On liquidity, there have been two concerns. First on the maturing of FCNR(B) deposits, our sense is that the leveraged portions of those deposits will not be renewed. Therefore, there could possibly be outflows of the order of $ 20 billion. The RBI has covered those requirements in the forward markets, and will take some advance deliveries in the lead up to the maturation of the deposits. Of course, some counterparties are apprehensive that they will not be able to deliver easily on the dollars we are owed, and hence there may be some dollar shortage in the market. This is something that we will monitor.
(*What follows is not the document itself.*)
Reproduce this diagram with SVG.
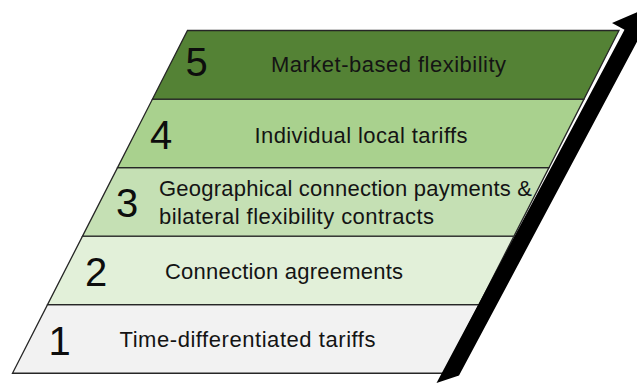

We may supply dollars in case of extreme volatility, but no one should take this for granted. We are, however, committed to supply short term rupee liquidity to the extent needed, to support our monetary stance.

What this means is:

  • RBI has to return $20 billion to banks
  • RBI had ‘hedged’ this exposure with some other parties (usually this will be different banks)
  • Those banks have basically thought of these as “forward” contracts – a traded product that is usually not “deliverable”, more typically it is rolled over
  • This time it’s not going to be rolled over
  • So they have to give RBI these dollars
  • $20 billion is a lot
  • They will have to buy this amount of dollars from the market (no one keeps $20 billion hanging around in their back pocket)
  • When they do that the market is going to be tizzy
  • Because there aren’t that many dollars in the market in the first place
  • So they’ve told RBI they can’t deliver easily boss, where will we get $20 billion from
  • Whenever there is a shortage of dollars, RBI will usually help provide these dollars
  • But this is slightly screwed up. RBI wants forward-counterparty banks to give it $20 billion so it can return the FCNR hedge. These banks say not enough dollars in the market for us to buy and give it to you. So they want RBI to somehow supply those dollars in the market. Which means RBI will supply dollars just so that it can get them back from those forward hedges.
  • RBI is saying “you shouldn’t take that for granted that we will supply dollars”
  • Which is a warning.

What’s it warning? That there will be some mad situations in the USDINR market. The prices will go crazy, with RBI participating at extremes. The direction, between now and November (when the FCNR pieces expire), will be a downmove and then a spike when RBI comes, then a downmove again, and up-spike and so on. Fun!

Here’s the RBI’s derivative positions as of April 2016. So about $1.8 billion matured in May. That already saw some volatility in the USDINR.

There’s $3.6 billion maturing in June-August. And then, there’s $17 billion maturing after August, and we can assume that the $25 billion will be paid out around November. Oh, this is going to see some mad action, and it’s probably starting soon.